▸ **Short task**
In the listing below, locate the lines that hold "this" and copy them.

— BEGIN —

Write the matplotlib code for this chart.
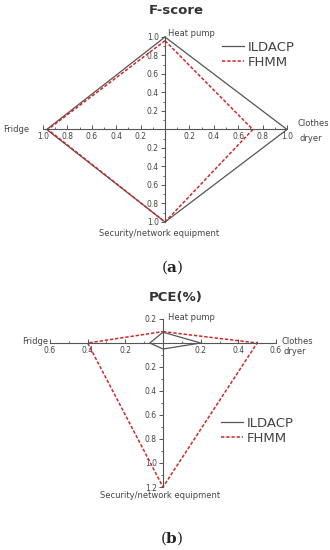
import numpy as np
import matplotlib
matplotlib.use('Agg')
import matplotlib.pyplot as plt
from matplotlib.ticker import FuncFormatter, MultipleLocator

# category order around the diamond: top, right, bottom, left
categories = ['Heat pump', 'Clothes dryer', 'Security/network equipment', 'Fridge']
series = ['ILDACP', 'FHMM']

fscore_ildacp = [1.0, 1.0, 1.0, 0.97]
fscore_fhmm = [0.96, 0.72, 1.0, 0.96]

pce_ildacp = [0.09, 0.20, 0.05, 0.07]
pce_fhmm = [0.095, 0.50, 1.20, 0.40]

W, H = 330, 550
txt_col = '#444444'
line_col = '#555555'
red = '#cc2a2a'


def fpos(x, y):
    # pixel position -> figure fraction
    return x / W, 1 - y / H


def diamond(vals):
    # top, right, bottom, left
    dx = np.array([0, 1, 0, -1])
    dy = np.array([1, 0, -1, 0])
    v = np.array(vals)
    x = np.append(dx * v, dx[0] * v[0])
    y = np.append(dy * v, dy[0] * v[0])
    return x, y


def absfmt(v, pos):
    if abs(v) < 1e-9:
        return ''
    return '%.1f' % abs(v)


def setup_axes(ax, xlim, ylim, major):
    ax.set_xlim(*xlim)
    ax.set_ylim(*ylim)
    for s in ['top', 'right']:
        ax.spines[s].set_visible(False)
    ax.spines['left'].set_position('zero')
    ax.spines['bottom'].set_position('zero')
    for s in ['left', 'bottom']:
        ax.spines[s].set_color(line_col)
        ax.spines[s].set_linewidth(0.8)
    ax.xaxis.set_major_locator(MultipleLocator(major))
    ax.yaxis.set_major_locator(MultipleLocator(major))
    ax.xaxis.set_minor_locator(MultipleLocator(major / 2))
    ax.yaxis.set_minor_locator(MultipleLocator(major / 2))
    ax.xaxis.set_major_formatter(FuncFormatter(absfmt))
    ax.yaxis.set_major_formatter(FuncFormatter(absfmt))
    ax.tick_params(axis='x', which='both', direction='in', colors=line_col,
                   labelcolor=txt_col, labelsize=5.5, pad=2)
    ax.tick_params(axis='y', which='both', direction='out', colors=line_col,
                   labelcolor=txt_col, labelsize=5.5, pad=1.5)
    ax.tick_params(which='major', length=3, width=0.7)
    ax.tick_params(which='minor', length=1.8, width=0.6)
    ax.patch.set_alpha(0)


def axes_from_px(fig, left, right, top, bottom):
    return fig.add_axes([left / W, 1 - bottom / H, (right - left) / W, (bottom - top) / H])


def panel_label(letter, x, y):
    fig.text(*fpos(x, y), '(' + r'$\mathbf{' + letter + '}$' + ')', ha='center', va='center',
             fontsize=11, family='DejaVu Serif', math_fontfamily='dejavuserif', color='#222222')


def add_legend(ax, handles, x, y):
    ax.legend(handles=handles, loc='upper left', bbox_to_anchor=fpos(x, y),
              bbox_transform=fig.transFigure, frameon=False, fontsize=9.5,
              handlelength=1.7, handletextpad=0.25, labelspacing=0.15, labelcolor=txt_col,
              borderaxespad=0, borderpad=0)


fig = plt.figure(figsize=(3.3, 5.5), dpi=100)
cat_fs = 6

# ---------------- panel (a) F-score ----------------
ax1 = axes_from_px(fig, 43, 287, 37, 222)
setup_axes(ax1, (-1.0, 1.0), (-1.0, 1.0), 0.2)
x, y = diamond(fscore_ildacp)
l1, = ax1.plot(x, y, color=line_col, lw=0.9, label=series[0], clip_on=False)
x, y = diamond(fscore_fhmm)
l2, = ax1.plot(x, y, color=red, lw=1.1, ls=(0, (2.2, 1.2)), label=series[1], clip_on=False)
add_legend(ax1, [l1, l2], 222, 41)

fig.text(*fpos(176, 10), 'F-score', ha='center', va='center', fontsize=9.5,
         fontweight='bold', color='#333333')
fig.text(*fpos(168, 33), categories[0], ha='left', va='center', fontsize=cat_fs, color=txt_col)
fig.text(*fpos(297, 124), 'Clothes', ha='left', va='center', fontsize=cat_fs, color=txt_col)
fig.text(*fpos(299, 138), 'dryer', ha='left', va='center', fontsize=cat_fs, color=txt_col)
fig.text(*fpos(3, 129), categories[3], ha='left', va='center', fontsize=cat_fs, color=txt_col)
fig.text(*fpos(159, 233), categories[2], ha='center', va='center', fontsize=cat_fs, color=txt_col)
panel_label('a', 172, 267)

# ---------------- panel (b) PCE(%) ----------------
ax2 = axes_from_px(fig, 50, 276, 319, 487)
setup_axes(ax2, (-0.6, 0.6), (-1.2, 0.2), 0.2)
x, y = diamond(pce_ildacp)
m1, = ax2.plot(x, y, color=line_col, lw=0.9, label=series[0], clip_on=False)
x, y = diamond(pce_fhmm)
m2, = ax2.plot(x, y, color=red, lw=1.1, ls=(0, (2.2, 1.2)), label=series[1], clip_on=False)
add_legend(ax2, [m1, m2], 221, 417)

fig.text(*fpos(176, 297), 'PCE(%)', ha='center', va='center', fontsize=9.5,
         fontweight='bold', color='#333333')
fig.text(*fpos(168, 317), categories[0], ha='left', va='center', fontsize=cat_fs, color=txt_col)
fig.text(*fpos(282, 341), 'Clothes', ha='left', va='center', fontsize=cat_fs, color=txt_col)
fig.text(*fpos(284, 352), 'dryer', ha='left', va='center', fontsize=cat_fs, color=txt_col)
fig.text(*fpos(22, 342), categories[3], ha='left', va='center', fontsize=cat_fs, color=txt_col)
fig.text(*fpos(160, 496), categories[2], ha='center', va='center', fontsize=cat_fs, color=txt_col)
panel_label('b', 172, 538)

fig.savefig('out.png', dpi=100)
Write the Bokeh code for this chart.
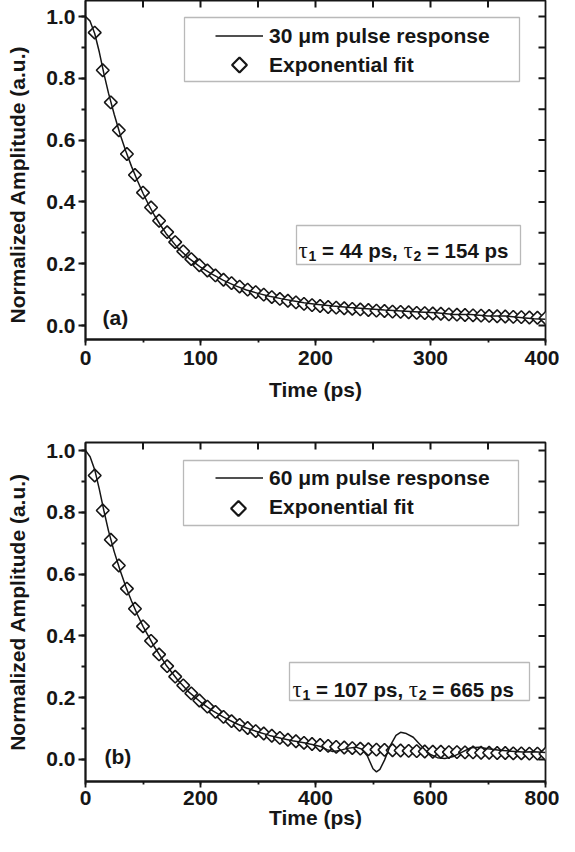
import numpy as np
from bokeh.plotting import figure
from bokeh.layouts import column
from bokeh.models import (Range1d, SingleIntervalTicker, Legend, LegendItem,
                          BoxAnnotation, Label, PrintfTickFormatter)
from bokeh.embed import file_html
from bokeh.resources import INLINE

FONT = "Liberation Sans"
SERIF = "Liberation Serif"
INK = "#161616"

# ---------------- panel (a): 30 um pulse ----------------
resp_a_t = [0, 4, 8, 12, 16, 20, 25, 30, 35, 40, 45, 50, 55, 60, 65, 70, 80, 90, 100, 110,
            120, 130, 140, 150, 160, 170, 180, 190, 200, 215, 230, 245, 260, 275, 290, 305,
            320, 335, 350, 365, 380, 390, 400]
resp_a_y = [1.000, 0.985, 0.945, 0.885, 0.815, 0.752, 0.683, 0.620, 0.565, 0.515, 0.470,
            0.428, 0.390, 0.356, 0.326, 0.298, 0.252, 0.217, 0.189, 0.166, 0.146, 0.129,
            0.115, 0.104, 0.095, 0.087, 0.080, 0.074, 0.069, 0.063, 0.058, 0.054, 0.050,
            0.047, 0.044, 0.041, 0.036, 0.036, 0.031, 0.031, 0.025, 0.022, 0.020]
fit_a_t = [8, 15, 22, 29, 36, 43, 50, 57, 64, 71, 78, 85, 92, 99, 106, 113, 120, 127, 134,
           141, 148, 155, 162, 169, 176, 183, 190, 197, 204, 211, 218, 225, 232, 239, 246,
           253, 260, 267, 274, 281, 288, 295, 302, 309, 316, 323, 330, 337, 344, 351, 358,
           365, 372, 379, 386, 393, 400]
fit_a_y = [0.948, 0.826, 0.722, 0.632, 0.555, 0.487, 0.430, 0.382, 0.339, 0.302, 0.270,
           0.240, 0.215, 0.195, 0.178, 0.162, 0.148, 0.137, 0.126, 0.116, 0.108, 0.100,
           0.092, 0.086, 0.080, 0.075, 0.070, 0.066, 0.063, 0.060, 0.058, 0.056, 0.054,
           0.052, 0.050, 0.048, 0.047, 0.045, 0.044, 0.043, 0.041, 0.040, 0.039, 0.038,
           0.036, 0.035, 0.034, 0.033, 0.032, 0.031, 0.030, 0.029, 0.028, 0.027, 0.026,
           0.025, 0.024]
top_ticks_a = [50, 100, 150, 200, 250, 300, 350]

# ---------------- panel (b): 60 um pulse ----------------
resp_b_t = [0, 8, 16, 24, 32, 40, 50, 60, 70, 80, 90, 100, 120, 140, 160, 180, 200, 220,
            240, 260, 280, 300, 320, 340, 360, 380, 400, 410, 420, 430, 440, 455, 470, 480,
            490, 500, 506, 512, 520, 530, 540, 548, 558, 570, 580, 590, 600, 612, 625, 640,
            655, 670, 685, 700, 720, 740, 760, 780, 800]
resp_b_y = [1.000, 0.980, 0.938, 0.875, 0.805, 0.740, 0.672, 0.613, 0.560, 0.513, 0.470,
            0.431, 0.364, 0.306, 0.258, 0.218, 0.186, 0.159, 0.137, 0.118, 0.102, 0.089,
            0.078, 0.069, 0.061, 0.054, 0.046, 0.041, 0.032, 0.026, 0.028, 0.036, 0.040,
            0.034, 0.012, -0.030, -0.040, -0.032, -0.002, 0.045, 0.078, 0.088, 0.084,
            0.072, 0.052, 0.032, 0.016, 0.006, 0.003, 0.010, 0.024, 0.038, 0.040, 0.035,
            0.030, 0.027, 0.024, 0.025, 0.023]
fit_b_t = [16, 30, 44, 58, 72, 86, 100, 114, 128, 142, 156, 170, 184, 198, 212, 226, 240,
           254, 268, 282, 296, 310, 324, 338, 352, 366, 380, 394, 408, 422, 436, 450, 464,
           478, 492, 506, 520, 534, 548, 562, 576, 590, 604, 618, 632, 646, 660, 674, 688,
           702, 716, 730, 744, 758, 772, 786, 800]
fit_b_y = [0.919, 0.806, 0.711, 0.628, 0.553, 0.488, 0.431, 0.384, 0.340, 0.302, 0.268,
           0.240, 0.214, 0.191, 0.171, 0.154, 0.138, 0.124, 0.112, 0.102, 0.092, 0.084,
           0.077, 0.070, 0.064, 0.059, 0.054, 0.050, 0.047, 0.044, 0.041, 0.039, 0.037,
           0.035, 0.033, 0.032, 0.031, 0.030, 0.029, 0.028, 0.027, 0.026, 0.025, 0.025,
           0.024, 0.024, 0.023, 0.023, 0.022, 0.022, 0.021, 0.021, 0.020, 0.020, 0.019,
           0.019, 0.018]
top_ticks_b = [100, 200, 300, 400, 500, 600, 700]

# right-hand (mirror) ticks, same for both panels
right_ticks = [0.0, 0.1, 0.2, 0.3, 0.4, 0.5, 0.6, 0.7, 0.8, 0.9, 1.0]

assert len(resp_a_t) == len(resp_a_y) and len(fit_a_t) == len(fit_a_y)
assert len(resp_b_t) == len(resp_b_y) and len(fit_b_t) == len(fit_b_y)

Y_TITLE = "Normalized Amplitude (a.u.)"
FW, FH = 460, 339          # frame size (px)
FRAME_LEFT_PAGE = 93
F_MAIN = 21
TICK_IN = 7                # px, inward mirror ticks


def char_w(s, size):
    """Advance widths of Arial/Liberation Sans Bold (em units)."""
    table = {" ": .278, "=": .584, "p": .611, "s": .556, ",": .278}
    return sum(table.get(c, .556) for c in s) * size


def build(cfg):
    xmax, ymin, ymax = cfg["xmax"], cfg["ymin"], cfg["ymax"]
    top_page = cfg["top_page"]
    dx_px = xmax / FW
    dy_px = (ymax - ymin) / FH

    def xd(px):
        return (px - FRAME_LEFT_PAGE) * dx_px

    def yd(py):
        return ymax - (py - top_page) * dy_px

    p = figure(width=559, height=cfg["fig_h"], x_range=Range1d(0, xmax),
               y_range=Range1d(ymin, ymax), output_backend="svg", toolbar_location=None,
               min_border_left=85, min_border_right=14, min_border_top=cfg["border_top"],
               min_border_bottom=cfg["border_bottom"])
    p.grid.visible = False
    p.outline_line_color = INK
    p.outline_line_width = 1.8
    p.background_fill_color = "white"
    p.border_fill_color = "white"

    ya = p.yaxis[0]
    ya.ticker = SingleIntervalTicker(interval=0.2, num_minor_ticks=2)
    ya.formatter = PrintfTickFormatter(format="%.1f")
    # panel (a)'s title sits a little below the frame centre: pad its upper end
    ya.axis_label = Y_TITLE + "\u00a0" * cfg["y_title_pad"]
    xa = p.xaxis[0]
    xa.ticker = SingleIntervalTicker(interval=cfg["xmajor"], num_minor_ticks=2)
    xa.axis_label = "Time (ps)"
    for ax, tout, mout, st, lst in ((ya, 7, 4, 3, 14),
                                    (xa, 6, 3, cfg["tick_standoff"], cfg["title_standoff"])):
        ax.major_tick_out = tout
        ax.major_tick_in = 0
        ax.minor_tick_out = mout
        ax.minor_tick_in = 0
        ax.major_label_standoff = st
        ax.axis_label_standoff = lst
        ax.axis_line_color = INK
        ax.axis_line_width = 1.8
        ax.major_tick_line_color = INK
        ax.major_tick_line_width = 1.8
        ax.minor_tick_line_color = INK
        ax.minor_tick_line_width = 1.8
        ax.major_label_text_font = FONT
        ax.major_label_text_font_style = "bold"
        ax.major_label_text_font_size = f"{F_MAIN}px"
        ax.major_label_text_color = INK
        ax.axis_label_text_font = FONT
        ax.axis_label_text_font_style = "bold"
        ax.axis_label_text_font_size = f"{F_MAIN}px"
        ax.axis_label_text_color = INK

    # mirrored inward ticks on the top and right frame edges
    tt = cfg["top_ticks"]
    p.segment(x0=tt, x1=tt, y0=[ymax] * len(tt), y1=[ymax - TICK_IN * dy_px] * len(tt),
              line_color=INK, line_width=2.0)
    p.segment(x0=[xmax] * len(right_ticks), x1=[xmax - TICK_IN * dx_px] * len(right_ticks),
              y0=right_ticks, y1=right_ticks, line_color=INK, line_width=2.0)

    # data: fit diamonds (white filled) under the measured pulse response
    sc = p.scatter(cfg["fit_t"], cfg["fit_y"], marker="square", angle=np.pi / 4, size=9,
                   fill_color="white", line_color=INK, line_width=1.6)
    ln = p.line(cfg["resp_t"], cfg["resp_y"], line_color=INK, line_width=1.5)

    # legend (the marker swatch is drawn rotated separately, Bokeh legends ignore angle)
    swatch_proxy = p.scatter([], [], marker="square", fill_alpha=0, line_alpha=0)
    leg = Legend(items=[LegendItem(label=cfg["legend_label"], renderers=[ln]),
                        LegendItem(label="Exponential fit", renderers=[swatch_proxy])],
                 location=(130, 260), orientation="vertical", glyph_width=48,
                 glyph_height=29, label_standoff=6, padding=0, spacing=0, margin=0,
                 border_line_color=None, background_fill_alpha=0,
                 label_text_font=FONT, label_text_font_style="bold",
                 label_text_font_size=f"{F_MAIN}px", label_text_color=INK)
    p.add_layout(leg)
    sw = cfg["swatch"]
    p.scatter([xd(sw[0])], [yd(sw[1])], marker="square", angle=np.pi / 4, size=10.5,
              fill_color="white", line_color=INK, line_width=2.2)
    lb = cfg["legend_box"]
    p.add_layout(BoxAnnotation(left=xd(lb[0]), right=xd(lb[1]), top=yd(lb[2]),
                               bottom=yd(lb[3]), fill_color=None, line_color=INK,
                               line_width=1.3))

    # tau box and text
    tb = cfg["tau_box"]
    p.add_layout(BoxAnnotation(left=xd(tb[0]), right=xd(tb[1]), top=yd(tb[2]),
                               bottom=yd(tb[3]), fill_color=None, line_color=INK,
                               line_width=1.3))
    F, FS = 20.5, 14
    x = cfg["tau_x"]
    base = cfg["tau_base"]
    for kind, txt in cfg["tau_parts"]:
        if kind == "tau":
            p.add_layout(Label(x=xd(x), y=yd(base), text=txt, text_font=SERIF,
                               text_font_size="23px", text_baseline="alphabetic",
                               text_align="left", text_color=INK))
            x += 10.0
        elif kind == "sub":
            p.add_layout(Label(x=xd(x), y=yd(base + 5), text=txt, text_font=FONT,
                               text_font_style="bold", text_font_size=f"{FS}px",
                               text_baseline="alphabetic", text_align="left",
                               text_color=INK))
            x += 0.556 * FS
        elif kind == "space":
            x += char_w(" ", F)
        else:
            p.add_layout(Label(x=xd(x), y=yd(base), text=txt, text_font=FONT,
                               text_font_style="bold", text_font_size=f"{F}px",
                               text_baseline="alphabetic", text_align="left",
                               text_color=INK))
            x += char_w(txt, F)

    p.add_layout(Label(x=xd(cfg["tag_pos"][0]), y=yd(cfg["tag_pos"][1]), text=cfg["tag"],
                       text_font=FONT, text_font_style="bold", text_font_size=f"{F_MAIN}px",
                       text_baseline="alphabetic", text_align="left", text_color=INK))
    return p


pa = build(dict(xmax=400, ymin=-0.0453, ymax=1.0518, top_page=8, fig_h=432,
                border_top=0, border_bottom=93, tick_standoff=5, title_standoff=10,
                xmajor=100, top_ticks=top_ticks_a, y_title_pad=5,
                resp_t=resp_a_t, resp_y=resp_a_y, fit_t=fit_a_t, fit_y=fit_a_y,
                legend_label="30 \u03bcm pulse response", legend_box=(192, 527, 25, 89),
                swatch=(247, 72.5),
                tau_box=(304, 528, 233, 272), tau_x=306, tau_base=258,
                tau_parts=[("tau", "\u03c4"), ("sub", "1"), ("space", ""), ("txt", "= 44 ps,"),
                           ("space", ""), ("tau", "\u03c4"), ("sub", "2"), ("space", ""),
                           ("txt", "= 154 ps")],
                tag="(a)", tag_pos=(110, 325)))

pb = build(dict(xmax=800, ymin=-0.0712, ymax=1.0259, top_page=450, fig_h=404,
                border_top=10, border_bottom=55, tick_standoff=3, title_standoff=-2,
                xmajor=200, top_ticks=top_ticks_b, y_title_pad=0,
                resp_t=resp_b_t, resp_y=resp_b_y, fit_t=fit_b_t, fit_y=fit_b_y,
                legend_label="60 \u03bcm pulse response", legend_box=(191, 526, 468, 533),
                swatch=(246, 516),
                tau_box=(297, 537, 670, 708), tau_x=300, tau_base=697,
                tau_parts=[("tau", "\u03c4"), ("sub", "1"), ("space", ""), ("txt", "= 107 ps,"),
                           ("space", ""), ("tau", "\u03c4"), ("sub", "2"), ("space", ""),
                           ("txt", "= 665 ps")],
                tag="(b)", tag_pos=(112, 764)))

layout = column(pa, pb, spacing=0)
open("out.html", "w").write(file_html(layout, INLINE))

— END —

▸ **Expected answer**
Write the matplotlib code for this chart.
Write the Bokeh code for this chart.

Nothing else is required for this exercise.